The gift of Torah created a differentiation that connecting with God, more than through prayer and ritual, was predicated on making as many moments as possible, every day, Kadosh (special, memorable, excellent, significant, positive, holy and sacred) through our actions and deeds that would generate blessing for the world and its inhabitants. 

 

That ironically contradicted the early and ongoing teachings of Christianity whose focus was on personal salvation more through faith and belief than behavior.  The coming of the Messiah in that program was built on it being in God’s hands vs. Judaism insisting that God created us to be active partners in bringing that day or period into being.  We are to be the agents for change for the better, rather than waiting for God to make it happen.

 

Human nature inclines us to want to be free to do whatever we want in life and for each person to take care of themselves in finding their way in this world.  Growing children find themselves (especially as teens) resisting parents telling them what to do, along with rules that often disrupt how they would rather spend their time.

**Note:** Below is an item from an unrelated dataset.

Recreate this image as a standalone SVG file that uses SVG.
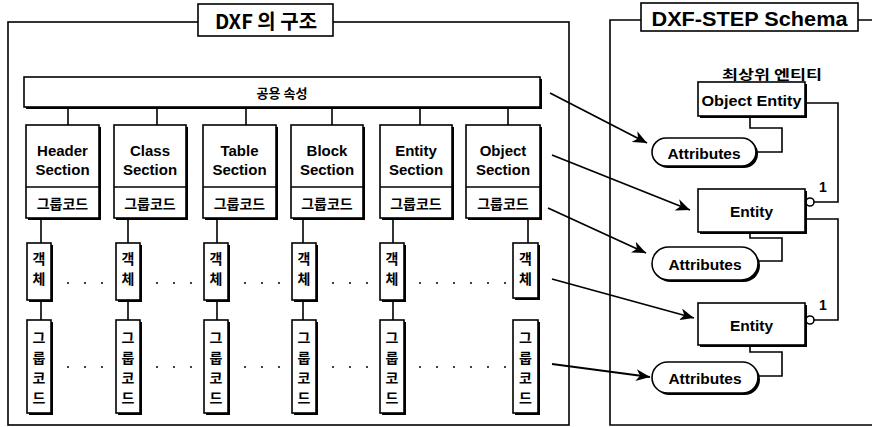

Accordingly, in the adult world, we have individuals and even societal structures that resist programs or teachings that would insist on corrective measures for better behavior, i.e., looking out for others, even when not convenient or as favorable to one’s own perceived interests. 

 

Conditions in the world today have allowed for greater authoritarian leadership, taking rights away from people and promoting might makes right more than principles of caring and responsibility.  That makes us increasingly a target of hostility and resentment from those people and nations that don’t like being told what to do, via a system that insists on human responsibility as the means and process for living in this world and doing what is right on behalf of others who are not “one of us”. 

 

Israel’s reemergence as a nation 77 years ago has complicated our place in the world and provided additional targeting of us as a people when Israel, living in one of the toughest “neighborhoods” on the planet, acts in a real world condition of doing what it takes to make sure their surrounding enemies (fueled by ages of hostility toward our people, so different in so many ways from the others) do not prevail (giving rise to leaders internally who themselves can and do get caught up with their own power addictions, these days). 

 

Paradoxically, Judaism is the only religiously based community structure in the western world, so it is easy to be a target of other systems that are more individual based and lacking a constitution such as ours that shows in detail the ways of living as society, responsible for one another.  Insecure people and nations will find it increasingly tempting to attack us, something easier to do than looking in the mirror and asking what they could or should be doing to embrace the purpose for being in this world, to be a force for good, for blessing and tasked with making choices to do what is right and proper on behalf of and for others, as the means for elevating their own meaning and purpose in life.

 

We Jews are blessed with Torah and history as a premise for learning lessons from the past to move us closer to the Messianic Age, which seems far off, at this moment.  So, we must persevere in a world that does not like to hear “no” to those with power doing whatever they want to have things go their way.